Holmes testified this week that she knew around September 2015 that Theranos' inspection by the Centers for Medicare & Medicaid Services was going poorly. She said she didn't recall being told the lab posed "immediate jeopardy" to patient health, according to The Verge.

Holmes said she had believed Theranos' lab was "excellent," and Ramesh "Sunny" Balwani, who is her ex-boyfriend and Theranos' former president and COO, had told her it was world-class. She said Theranos disclosed its use of modified third-party devices to its board of directors, the FDA, and the CMS.

Holmes denied acting to hide Theranos' use of venous draws from potential investors. However, an email sent in preparation for potential investors showed her brother, Christian, who worked in product management at Theranos, writing, "Assumptions here from EAH [Elizabeth Anne Holmes] that we must not do venous draws, and we cannot tell them their order prompts venous if it does."

Theranos' use of third-party devices

Holmes testified that she knew between 2010 and 2014 Theranos had purchased third-party analyzers and was using them for tests; the goal was to only use Theranos' miniLab exclusively even though that hadn't yet happened by 2014, she said.

Holmes said the HIV test that previous witness and Theranos patient Erin Tompkins took, for which she received a false positive result, had run on a commercial device, not a proprietary Theranos one, according to The Wall Street Journal.

Holmes admitted she never told journalist Roger Parloff, who wrote a glowing Fortune article on Theranos, that the company was using third-party devices.

"I think I could have handled the communications differently," she said. Holmes pointed out several inaccuracies in the piece, including reporting that Theranos didn't use third-party analyzers and that it offered more than 200 tests without the need for a syringe.

Trade secrets

Jurors heard Theranos' trade secret policy, which Holmes has frequently leaned on while testifying as rationale for some of her actions.

"We had a huge amount of invention that was happening in our laboratories," Holmes said. "We had teams of scientists and engineers that were working really hard on coming up with new ideas for patents and trade secrets, and we needed to figure out how to protect them."

Holmes has said she didn't tell Walgreens about Theranos' use of third-party machines because the modifications the company made to such machines were trade secrets, according to CNN. Prosecutors got her to acknowledge that, despite such trade secret concerns, Theranos sent devices to Walgreens to review, trusting the company not to reverse-engineer them.
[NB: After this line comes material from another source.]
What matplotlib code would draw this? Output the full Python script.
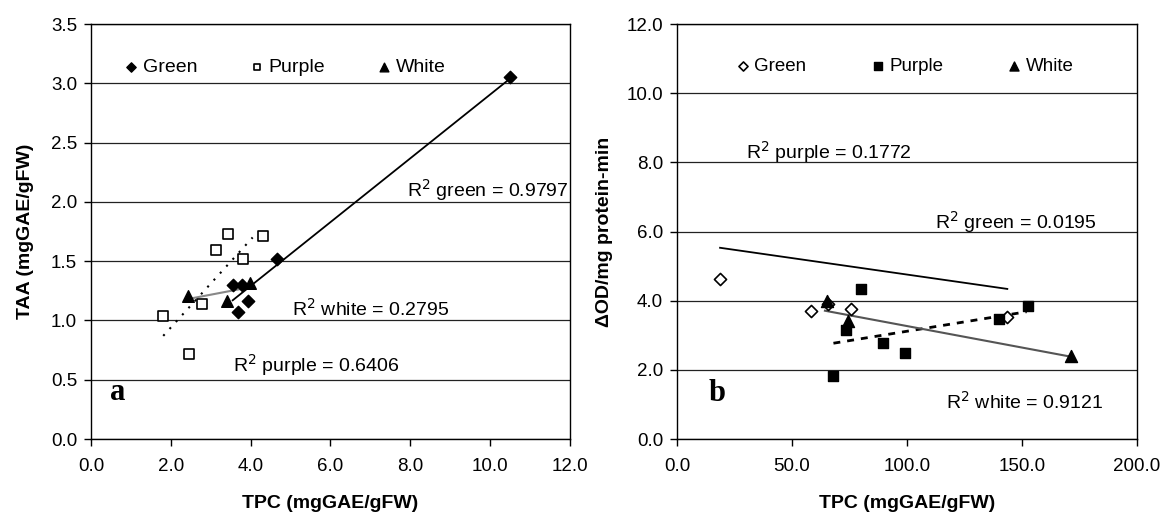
import matplotlib.pyplot as plt
import numpy as np

plt.rcParams['font.family'] = ['Liberation Sans', 'DejaVu Sans']

# panel a: TAA vs TPC
a_green_x = [3.55, 3.78, 3.94, 3.69, 4.67, 10.5]
a_green_y = [1.30, 1.30, 1.16, 1.07, 1.52, 3.05]
a_purple_x = [1.81, 2.46, 2.78, 3.13, 3.43, 3.82, 4.31]
a_purple_y = [1.04, 0.72, 1.14, 1.59, 1.73, 1.52, 1.71]
a_white_x = [2.42, 3.40, 3.98]
a_white_y = [1.21, 1.16, 1.32]
# trend lines (end points)
a_green_fit = ([3.55, 10.5], [1.17, 3.04])
a_purple_fit = ([1.81, 4.05], [0.87, 1.70])
a_white_fit = ([2.42, 3.98], [1.18, 1.28])

# panel b: dOD vs TPC
b_green_x = [18.7, 58.1, 65.8, 75.7, 143.6]
b_green_y = [4.64, 3.71, 3.90, 3.75, 3.53]
b_purple_x = [68.0, 73.3, 80.0, 89.7, 99.1, 140.1, 152.5]
b_purple_y = [1.83, 3.15, 4.33, 2.78, 2.48, 3.47, 3.85]
b_white_x = [65.1, 74.5, 171.3]
b_white_y = [4.00, 3.41, 2.40]
b_green_fit = ([18.7, 143.6], [5.53, 4.34])
b_purple_fit = ([68.0, 152.0], [2.77, 3.68])
b_white_fit = ([64.3, 171.3], [3.71, 2.38])

fig = plt.figure(figsize=(11.74, 5.13), dpi=100)
ax1 = fig.add_axes([0.0775, 0.1442, 0.408, 0.809])
ax2 = fig.add_axes([0.5767, 0.1442, 0.3918, 0.809])

tick_fs = 13.5
ann_fs = 14
lab_fs = 14


def style(ax, xmax, xstep, ymax, ystep):
    ax.set_xlim(0, xmax)
    ax.set_ylim(0, ymax)
    ax.set_xticks(np.arange(0, xmax + xstep / 2, xstep))
    ax.set_yticks(np.arange(0, ymax + ystep / 2, ystep))
    ax.xaxis.set_major_formatter('{x:.1f}')
    ax.yaxis.set_major_formatter('{x:.1f}')
    ax.tick_params(labelsize=tick_fs, length=5, width=1, direction='out')
    ax.tick_params(axis='x', pad=9)
    ax.tick_params(axis='y', pad=5)
    ax.yaxis.grid(True, color='#222222', lw=0.9)
    ax.set_axisbelow(True)
    for s in ax.spines.values():
        s.set_linewidth(1)
        s.set_color('black')


style(ax1, 12, 2, 3.5, 0.5)
style(ax2, 200, 50, 12, 2)

# panel a
ax1.plot(*a_green_fit, color='black', lw=1.3, zorder=2)
ax1.plot(*a_purple_fit, color='black', lw=1.5, ls=(0, (1, 3.5)), zorder=2)
ax1.plot(*a_white_fit, color='#888888', lw=1.5, zorder=2)
ax1.scatter(a_green_x, a_green_y, marker='D', s=40, color='black', label='Green', zorder=3)
ax1.scatter(a_purple_x, a_purple_y, marker='s', s=45, facecolor='white', edgecolor='black',
            linewidth=1.2, label='Purple', zorder=3)
ax1.scatter(a_white_x, a_white_y, marker='^', s=70, color='black', label='White', zorder=3)
ax1.legend(loc='upper left', bbox_to_anchor=(0.035, 0.96), ncol=3, frameon=False,
           fontsize=ann_fs, handlelength=0.6, handletextpad=0.3, columnspacing=2.75,
           markerscale=0.75)
ax1.text(7.92, 2.10, r'R$^2$ green = 0.9797', fontsize=ann_fs, va='center')
ax1.text(5.03, 1.10, r'R$^2$ white = 0.2795', fontsize=ann_fs, va='center')
ax1.text(3.57, 0.62, r'R$^2$ purple = 0.6406', fontsize=ann_fs, va='center')
ax1.text(0.48, 0.39, 'a', fontsize=22, fontweight='bold', family='Liberation Serif', va='center')
ax1.set_xlabel('TPC (mgGAE/gFW)', fontsize=lab_fs, fontweight='bold', labelpad=14)
ax1.set_ylabel('TAA (mgGAE/gFW)', fontsize=lab_fs, fontweight='bold', labelpad=12)

# panel b
ax2.plot(*b_green_fit, color='black', lw=1.3, zorder=2)
ax2.plot(*b_purple_fit, color='black', lw=2, ls=(0, (2.5, 2.5)), zorder=2)
ax2.plot(*b_white_fit, color='#555555', lw=1.5, zorder=2)
ax2.scatter(b_green_x, b_green_y, marker='D', s=38, facecolor='white', edgecolor='black',
            linewidth=1.2, label='Green', zorder=3)
ax2.scatter(b_purple_x, b_purple_y, marker='s', s=55, color='black', label='Purple', zorder=3)
ax2.scatter(b_white_x, b_white_y, marker='^', s=75, color='black', label='White', zorder=3)
ax2.legend(loc='upper left', bbox_to_anchor=(0.095, 0.96), ncol=3, frameon=False,
           fontsize=13.5, handlelength=0.6, handletextpad=0.3, columnspacing=3.5,
           markerscale=0.75)
ax2.text(30, 8.3, r'R$^2$ purple = 0.1772', fontsize=ann_fs, va='center')
ax2.text(112, 6.28, r'R$^2$ green = 0.0195', fontsize=ann_fs, va='center')
ax2.text(117, 1.08, r'R$^2$ white = 0.9121', fontsize=ann_fs, va='center')
ax2.text(13.5, 1.32, 'b', fontsize=22, fontweight='bold', family='Liberation Serif', va='center')
ax2.set_xlabel('TPC (mgGAE/gFW)', fontsize=lab_fs, fontweight='bold', labelpad=14)
ax2.set_ylabel('ΔOD/mg protein-min', fontsize=lab_fs, fontweight='bold', labelpad=10)

fig.savefig('out.png', dpi=100)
Holmes tried not to "ignite" Balwani

The prosecution brought up Holmes' texts with Balwani, including the fact that she often seemed to repeat messages he sent. Holmes said she did this because Balwani often vented over text and she tried "not to ignite him" by repeating things he said to be supportive and show she was listening, according to CNBC. Balwani took a more active role in the lab around November 2014, when former lab director Adam Rosendorff left Theranos. Holmes said Balwani was the most important advisor to her as CEO and that after their break-up, which she called "a process," he'd show up at her church and a place she frequently went running.

Holmes pitched what Theranos could be

"There were people that were long-term investors and I wanted to talk about what this company could do a year from now, five years from now, 10 years from now," Holmes testified, according to NBC News.

Jurors saw slides prepared by late Theranos employee Ian Gibbons that Holmes has said influenced her understanding of Theranos' testing abilities. Holmes acknowledged, as prosecutors elicited, that the company only had prototypes of its 4.0 series by that point and that Gibbons' presentation spoke to what Theranos might one day achieve, not what it could do at the time.

Holmes acknowledged she knew investors lost money but said she didn't mislead them about Theranos.

Shortly after, the defense rested its case. Closing arguments begin Thursday.